The problem: Transcribe everything in the data word for word. Pictures are left out.

Dataset excerpt:

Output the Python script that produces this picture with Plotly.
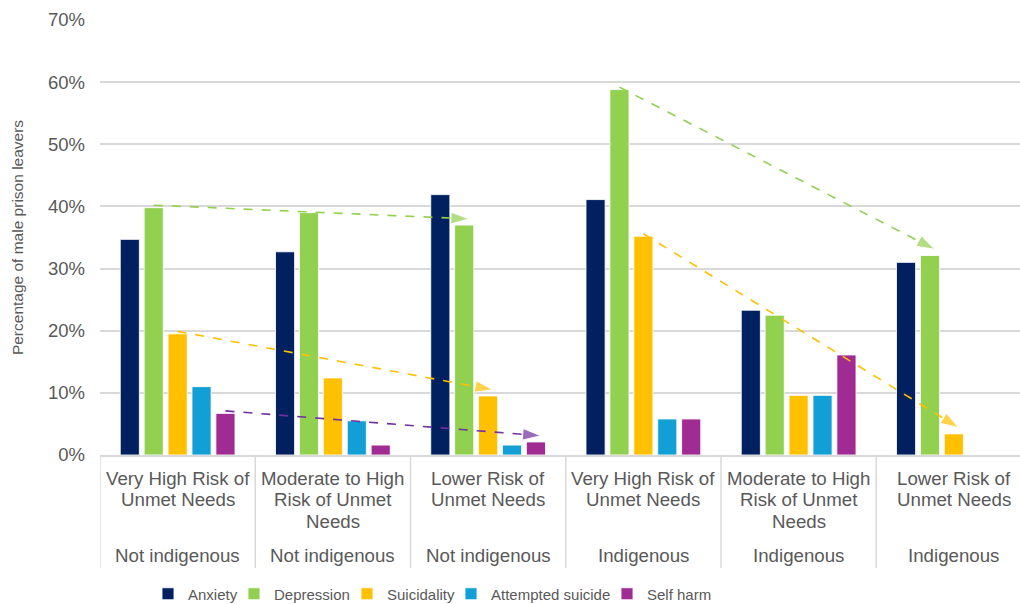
import plotly.graph_objects as go

# Category labels (one entry per line of the wrapped label)
risk_labels = [
    ["Very High Risk of", "Unmet Needs"],
    ["Moderate to High", "Risk of Unmet", "Needs"],
    ["Lower Risk of", "Unmet Needs"],
    ["Very High Risk of", "Unmet Needs"],
    ["Moderate to High", "Risk of Unmet", "Needs"],
    ["Lower Risk of", "Unmet Needs"],
]
status_labels = ["Not indigenous", "Not indigenous", "Not indigenous",
                 "Indigenous", "Indigenous", "Indigenous"]

# Percentage of male prison leavers per condition
series_names = ["Anxiety", "Depression", "Suicidality", "Attempted suicide", "Self harm"]
anxiety = [34.7, 32.7, 41.9, 41.1, 23.3, 31.0]
depression = [39.8, 39.0, 37.0, 58.8, 22.5, 32.1]
suicidality = [19.5, 12.4, 9.5, 35.2, 9.6, 3.4]
attempted_suicide = [11.0, 5.5, 1.6, 5.8, 9.6, None]
self_harm = [6.7, 1.6, 2.1, 5.8, 16.1, None]

# Trend arrows: (series, from category, to category)
trends = [
    ("Depression", 0, 2),
    ("Suicidality", 0, 2),
    ("Self harm", 0, 2),
    ("Depression", 3, 5),
    ("Suicidality", 3, 5),
]

bar_colors = ["#002060", "#92D050", "#FFC000", "#119FD6", "#A02B93"]
arrow_colors = {"Depression": "#92D050", "Suicidality": "#FFC000", "Self harm": "#7030A0"}

FONT = "Liberation Sans, Arial, sans-serif"
GREY = "#595959"
LINE = "#d9d9d9"

BARGAP = 0.23
BARGROUPGAP = 0.2

# left edge (px) of each legend entry along the bottom row
legend_left_px = [148, 234, 347, 451, 607]

values = dict(zip(series_names, [anxiety, depression, suicidality, attempted_suicide, self_harm]))
positions = list(range(len(status_labels)))


def legend_id(k):
    return "legend" if k == 0 else f"legend{k + 1}"


fig = go.Figure()
for k, (name, color) in enumerate(zip(series_names, bar_colors)):
    fig.add_trace(go.Bar(
        name=name, x=positions, y=values[name], legend=legend_id(k),
        marker=dict(color=color, line=dict(color="rgba(255,255,255,0.85)", width=1)),
    ))

# Dashed trend arrows from one bar top to another
slot = (1 - BARGAP) / len(series_names)
for name, g0, g1 in trends:
    idx = series_names.index(name)
    off = (idx - (len(series_names) - 1) / 2) * slot
    x0, x1 = g0 + off, g1 + off + 0.2 * slot
    y0, y1 = values[name][g0] + 0.4, values[name][g1] + 1.0
    fig.add_trace(go.Scatter(
        x=[x0, x1], y=[y0, y1], mode="lines+markers",
        line=dict(color=arrow_colors[name], width=1.6, dash="dash"),
        marker=dict(symbol="arrow", size=[0, 19], angleref="previous",
                    color=arrow_colors[name]),
        showlegend=False, hoverinfo="skip",
    ))

PLOT_TOP, PLOT_BOTTOM = 20, 455
plot_h = PLOT_BOTTOM - PLOT_TOP


def paper_y(px):
    return -(px - PLOT_BOTTOM) / plot_h


annotations = []
line_centres = [478, 499.5, 521]
for i, lines in enumerate(risk_labels):
    for j, txt in enumerate(lines):
        annotations.append(dict(
            x=i, y=paper_y(line_centres[j]), xref="x", yref="paper",
            text=txt, showarrow=False, yanchor="middle",
            font=dict(family=FONT, size=18.7, color=GREY),
        ))
    annotations.append(dict(
        x=i, y=paper_y(555), xref="x", yref="paper",
        text=status_labels[i], showarrow=False, yanchor="middle",
        font=dict(family=FONT, size=18.7, color=GREY),
    ))

shapes = []
for k in range(len(status_labels) + 1):
    shapes.append(dict(
        type="line", xref="x", yref="paper",
        x0=k - 0.5, x1=k - 0.5, y0=0, y1=paper_y(568),
        line=dict(color=LINE, width=1.5),
    ))

W, H = 1020, 604
legends = {}
for k in range(len(series_names)):
    legends[legend_id(k)] = dict(
        orientation="h", xref="container", yref="container",
        x=legend_left_px[k] / W, y=1 - 594 / H, xanchor="left", yanchor="middle",
        font=dict(family=FONT, size=15, color=GREY),
        bgcolor="rgba(0,0,0,0)", borderwidth=0,
    )

fig.update_layout(
    width=W, height=H,
    margin=dict(l=100, r=0, t=PLOT_TOP, b=H - PLOT_BOTTOM),
    paper_bgcolor="white", plot_bgcolor="white",
    barmode="group", bargap=BARGAP, bargroupgap=BARGROUPGAP,
    font=dict(family=FONT, color=GREY),
    xaxis=dict(range=[-0.5, 5.426], showticklabels=False, showgrid=False,
               zeroline=False, showline=True, linecolor=LINE, linewidth=1.5),
    yaxis=dict(range=[0, 70], dtick=10, ticksuffix="%", showgrid=True,
               gridcolor=LINE, gridwidth=1.5, zeroline=False,
               tickfont=dict(family=FONT, size=18.5, color=GREY),
               ticklabelstandoff=14,
               title=dict(text="Percentage of male prison leavers",
                          font=dict(family=FONT, size=15.5, color=GREY),
                          standoff=20)),
    annotations=annotations,
    shapes=shapes,
    **legends,
)

fig.write_html("out.html")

Answer to the task:
Output the Python script that produces this picture with Plotly.
import plotly.graph_objects as go

# Category labels (one entry per line of the wrapped label)
risk_labels = [
    ["Very High Risk of", "Unmet Needs"],
    ["Moderate to High", "Risk of Unmet", "Needs"],
    ["Lower Risk of", "Unmet Needs"],
    ["Very High Risk of", "Unmet Needs"],
    ["Moderate to High", "Risk of Unmet", "Needs"],
    ["Lower Risk of", "Unmet Needs"],
]
status_labels = ["Not indigenous", "Not indigenous", "Not indigenous",
                 "Indigenous", "Indigenous", "Indigenous"]

# Percentage of male prison leavers per condition
series_names = ["Anxiety", "Depression", "Suicidality", "Attempted suicide", "Self harm"]
anxiety = [34.7, 32.7, 41.9, 41.1, 23.3, 31.0]
depression = [39.8, 39.0, 37.0, 58.8, 22.5, 32.1]
suicidality = [19.5, 12.4, 9.5, 35.2, 9.6, 3.4]
attempted_suicide = [11.0, 5.5, 1.6, 5.8, 9.6, None]
self_harm = [6.7, 1.6, 2.1, 5.8, 16.1, None]

# Trend arrows: (series, from category, to category)
trends = [
    ("Depression", 0, 2),
    ("Suicidality", 0, 2),
    ("Self harm", 0, 2),
    ("Depression", 3, 5),
    ("Suicidality", 3, 5),
]

bar_colors = ["#002060", "#92D050", "#FFC000", "#119FD6", "#A02B93"]
arrow_colors = {"Depression": "#92D050", "Suicidality": "#FFC000", "Self harm": "#7030A0"}

FONT = "Liberation Sans, Arial, sans-serif"
GREY = "#595959"
LINE = "#d9d9d9"

BARGAP = 0.23
BARGROUPGAP = 0.2

# left edge (px) of each legend entry along the bottom row
legend_left_px = [148, 234, 347, 451, 607]

values = dict(zip(series_names, [anxiety, depression, suicidality, attempted_suicide, self_harm]))
positions = list(range(len(status_labels)))


def legend_id(k):
    return "legend" if k == 0 else f"legend{k + 1}"


fig = go.Figure()
for k, (name, color) in enumerate(zip(series_names, bar_colors)):
    fig.add_trace(go.Bar(
        name=name, x=positions, y=values[name], legend=legend_id(k),
        marker=dict(color=color, line=dict(color="rgba(255,255,255,0.85)", width=1)),
    ))

# Dashed trend arrows from one bar top to another
slot = (1 - BARGAP) / len(series_names)
for name, g0, g1 in trends:
    idx = series_names.index(name)
    off = (idx - (len(series_names) - 1) / 2) * slot
    x0, x1 = g0 + off, g1 + off + 0.2 * slot
    y0, y1 = values[name][g0] + 0.4, values[name][g1] + 1.0
    fig.add_trace(go.Scatter(
        x=[x0, x1], y=[y0, y1], mode="lines+markers",
        line=dict(color=arrow_colors[name], width=1.6, dash="dash"),
        marker=dict(symbol="arrow", size=[0, 19], angleref="previous",
                    color=arrow_colors[name]),
        showlegend=False, hoverinfo="skip",
    ))

PLOT_TOP, PLOT_BOTTOM = 20, 455
plot_h = PLOT_BOTTOM - PLOT_TOP


def paper_y(px):
    return -(px - PLOT_BOTTOM) / plot_h


annotations = []
line_centres = [478, 499.5, 521]
for i, lines in enumerate(risk_labels):
    for j, txt in enumerate(lines):
        annotations.append(dict(
            x=i, y=paper_y(line_centres[j]), xref="x", yref="paper",
            text=txt, showarrow=False, yanchor="middle",
            font=dict(family=FONT, size=18.7, color=GREY),
        ))
    annotations.append(dict(
        x=i, y=paper_y(555), xref="x", yref="paper",
        text=status_labels[i], showarrow=False, yanchor="middle",
        font=dict(family=FONT, size=18.7, color=GREY),
    ))

shapes = []
for k in range(len(status_labels) + 1):
    shapes.append(dict(
        type="line", xref="x", yref="paper",
        x0=k - 0.5, x1=k - 0.5, y0=0, y1=paper_y(568),
        line=dict(color=LINE, width=1.5),
    ))

W, H = 1020, 604
legends = {}
for k in range(len(series_names)):
    legends[legend_id(k)] = dict(
        orientation="h", xref="container", yref="container",
        x=legend_left_px[k] / W, y=1 - 594 / H, xanchor="left", yanchor="middle",
        font=dict(family=FONT, size=15, color=GREY),
        bgcolor="rgba(0,0,0,0)", borderwidth=0,
    )

fig.update_layout(
    width=W, height=H,
    margin=dict(l=100, r=0, t=PLOT_TOP, b=H - PLOT_BOTTOM),
    paper_bgcolor="white", plot_bgcolor="white",
    barmode="group", bargap=BARGAP, bargroupgap=BARGROUPGAP,
    font=dict(family=FONT, color=GREY),
    xaxis=dict(range=[-0.5, 5.426], showticklabels=False, showgrid=False,
               zeroline=False, showline=True, linecolor=LINE, linewidth=1.5),
    yaxis=dict(range=[0, 70], dtick=10, ticksuffix="%", showgrid=True,
               gridcolor=LINE, gridwidth=1.5, zeroline=False,
               tickfont=dict(family=FONT, size=18.5, color=GREY),
               ticklabelstandoff=14,
               title=dict(text="Percentage of male prison leavers",
                          font=dict(family=FONT, size=15.5, color=GREY),
                          standoff=20)),
    annotations=annotations,
    shapes=shapes,
    **legends,
)

fig.write_html("out.html")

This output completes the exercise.